Have you noticed clients watching their pennies a little more closely? Well, you’re not alone. With news reporting record numbers of foreclosures, rising gas prices, and plant closings, the consuming public is showing signs of nervousness. All hysteria aside, expansion and contraction of the business cycle is to be expected. As the economy grows, clients open their wallets much more freely, but as the cycle swings back they brace for the worst. Fortunately the worst-case scenario rarely materializes
Financial experts admit the economy is slowing. They use measures like the Gross Domestic Product index (based on consumer consumption), the Dow Jones Industrial Average, and home foreclosure rates to develop a financial forecasting model. Turn on the evening news and you have no doubt seen days where the Dow lost more than two hundred points. Open the newspaper and the bold headlines announce yet another manufacturing plant closure. Turn to the real estate section and there are plenty of homes available through foreclosure.

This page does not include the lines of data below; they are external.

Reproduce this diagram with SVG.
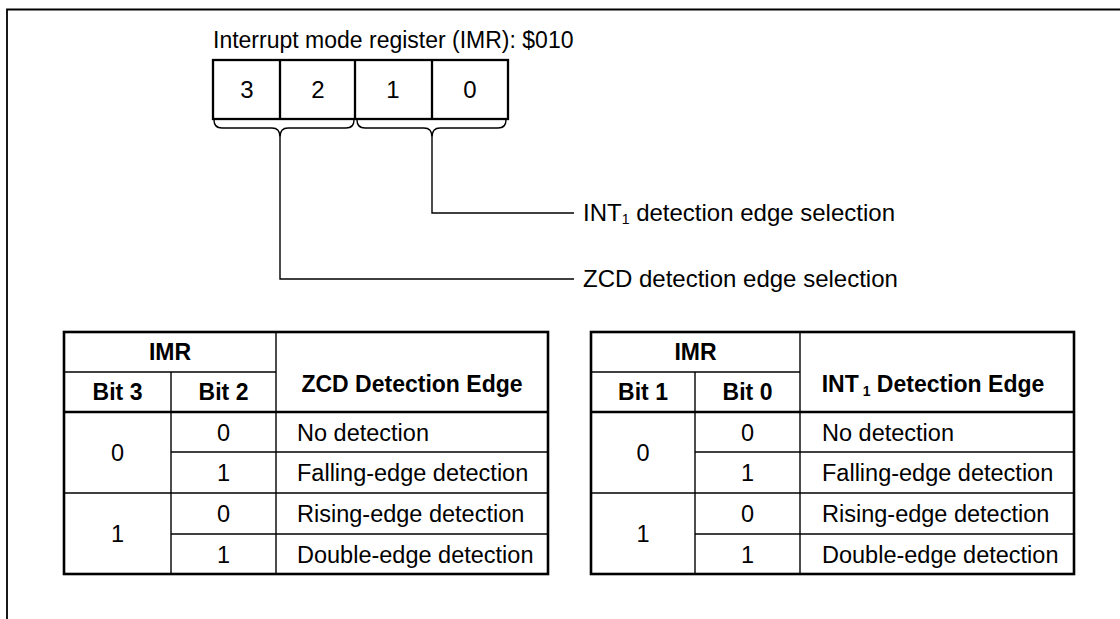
<svg xmlns="http://www.w3.org/2000/svg" width="1120" height="619" viewBox="0 0 1120 619">
<style>
text{font-family:"Liberation Sans",Arial,sans-serif;fill:#000}
.t{font-size:23px}
.d{font-size:23.5px}
.l{font-size:24px}
.c{text-anchor:middle}
.b{font-weight:bold;font-size:23px}
.thin{stroke:#000;stroke-width:1.4;fill:none}
.thick{stroke:#000;stroke-width:2.6;fill:none}
.reg{stroke:#000;stroke-width:2.3;fill:none}
</style>
<rect width="1120" height="619" fill="#fff"/>
<path d="M7,619 V9.5 H1120" stroke="#000" stroke-width="1.8" fill="none"/>

<g id="register">
<text x="213" y="48" class="t">Interrupt mode register (IMR):  $010</text>
<rect x="213" y="60" width="295" height="59" class="reg"/>
<line x1="280" y1="60" x2="280" y2="119" class="reg"/>
<line x1="355" y1="60" x2="355" y2="119" class="reg"/>
<line x1="432" y1="60" x2="432" y2="119" class="reg"/>
<text x="247" y="98" class="l c">3</text>
<text x="318" y="98" class="l c">2</text>
<text x="393" y="98" class="l c">1</text>
<text x="470" y="98" class="l c">0</text>
</g>

<g id="connectors">
<path d="M214,120 Q214,128 222,128 H272 Q280,128 280,137 Q280,128 288,128 H346 Q354,128 354,120" class="thin"/>
<path d="M357,120 Q357,128 365,128 H424 Q432,128 432,137 Q432,128 440,128 H498 Q506,128 506,120" class="thin"/>
<path d="M280,137 V279 H574" class="thin"/>
<path d="M432,137 V213 H574" class="thin"/>
</g>

<g id="label-int1">
<text x="583" y="221" class="l">INT<tspan font-size="14" dy="3">1</tspan><tspan dy="-3"> detection edge selection</tspan></text>
</g>
<g id="label-zcd">
<text x="583" y="287" class="l">ZCD detection edge selection</text>
</g>

<g id="table-zcd">
<rect x="64" y="332" width="484" height="242" class="thick"/>
<line x1="64" y1="412" x2="548" y2="412" class="thick" stroke-width="2.8"/>
<line x1="64" y1="372" x2="276" y2="372" class="thin"/>
<line x1="276" y1="332" x2="276" y2="574" class="thin"/>
<line x1="171" y1="372" x2="171" y2="574" class="thin"/>
<line x1="171" y1="452" x2="548" y2="452" class="thin"/>
<line x1="64" y1="493" x2="548" y2="493" class="thin"/>
<line x1="171" y1="534" x2="548" y2="534" class="thin"/>
<text x="170" y="360" class="b c">IMR</text>
<text x="117.5" y="400" class="b c">Bit 3</text>
<text x="223.5" y="400" class="b c">Bit 2</text>
<text x="412" y="392" class="b c">ZCD Detection Edge</text>
<text x="117.5" y="461" class="d c">0</text>
<text x="117.5" y="542" class="d c">1</text>
<text x="223.5" y="441" class="d c">0</text>
<text x="223.5" y="481" class="d c">1</text>
<text x="223.5" y="522" class="d c">0</text>
<text x="223.5" y="563" class="d c">1</text>
<text x="297" y="441" class="d">No detection</text>
<text x="297" y="481" class="d">Falling-edge detection</text>
<text x="297" y="522" class="d">Rising-edge detection</text>
<text x="297" y="563" class="d">Double-edge detection</text>
</g>

<g id="table-int1">
<rect x="591" y="332" width="483" height="242" class="thick"/>
<line x1="591" y1="412" x2="1074" y2="412" class="thick" stroke-width="2.8"/>
<line x1="591" y1="372" x2="800" y2="372" class="thin"/>
<line x1="800" y1="332" x2="800" y2="574" class="thin"/>
<line x1="695" y1="372" x2="695" y2="574" class="thin"/>
<line x1="695" y1="452" x2="1074" y2="452" class="thin"/>
<line x1="591" y1="493" x2="1074" y2="493" class="thin"/>
<line x1="695" y1="534" x2="1074" y2="534" class="thin"/>
<text x="695.5" y="360" class="b c">IMR</text>
<text x="643" y="400" class="b c">Bit 1</text>
<text x="747.5" y="400" class="b c">Bit 0</text>
<text x="933" y="392" class="b c">INT<tspan font-size="14" dy="4"> 1</tspan><tspan dy="-4"> Detection Edge</tspan></text>
<text x="643" y="461" class="d c">0</text>
<text x="643" y="542" class="d c">1</text>
<text x="747.5" y="441" class="d c">0</text>
<text x="747.5" y="481" class="d c">1</text>
<text x="747.5" y="522" class="d c">0</text>
<text x="747.5" y="563" class="d c">1</text>
<text x="822" y="441" class="d">No detection</text>
<text x="822" y="481" class="d">Falling-edge detection</text>
<text x="822" y="522" class="d">Rising-edge detection</text>
<text x="822" y="563" class="d">Double-edge detection</text>
</g>
</svg>
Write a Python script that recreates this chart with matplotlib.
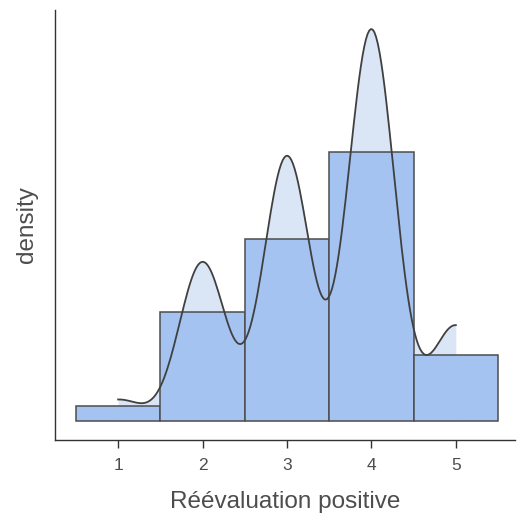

Now is the time to flex your business muscles and develop a long-range plan for how you will use your resources.
VIP Ups Customer Service
Salon owner Renee Borowy is seeing the economic effects first-hand. Her VIP Salon and Spa is located in Riverview, Mich. — one of the hardest hit areas in the country. Riverview is part of Wayne County, where the local Ford plant is closing and other auto manufacturing facilities are following. The home foreclosure rate in Wayne is four-and-a-half times the national average.
Borowy owes a big part of her survival to faith. Her hard work and dedication led to being named NAILS Salon of the Year in 2006. With 24 nail technicians on staff (and 55 employees total) she has a lot to consider on a day-to-day basis. When asked about the negative impact on the salon industry, she is quick to point out that there are positives. “You have to reevaluate your business. You definitely have to offer value for the dollar. But, it is my belief that the beauty industry will stay solid,” she says.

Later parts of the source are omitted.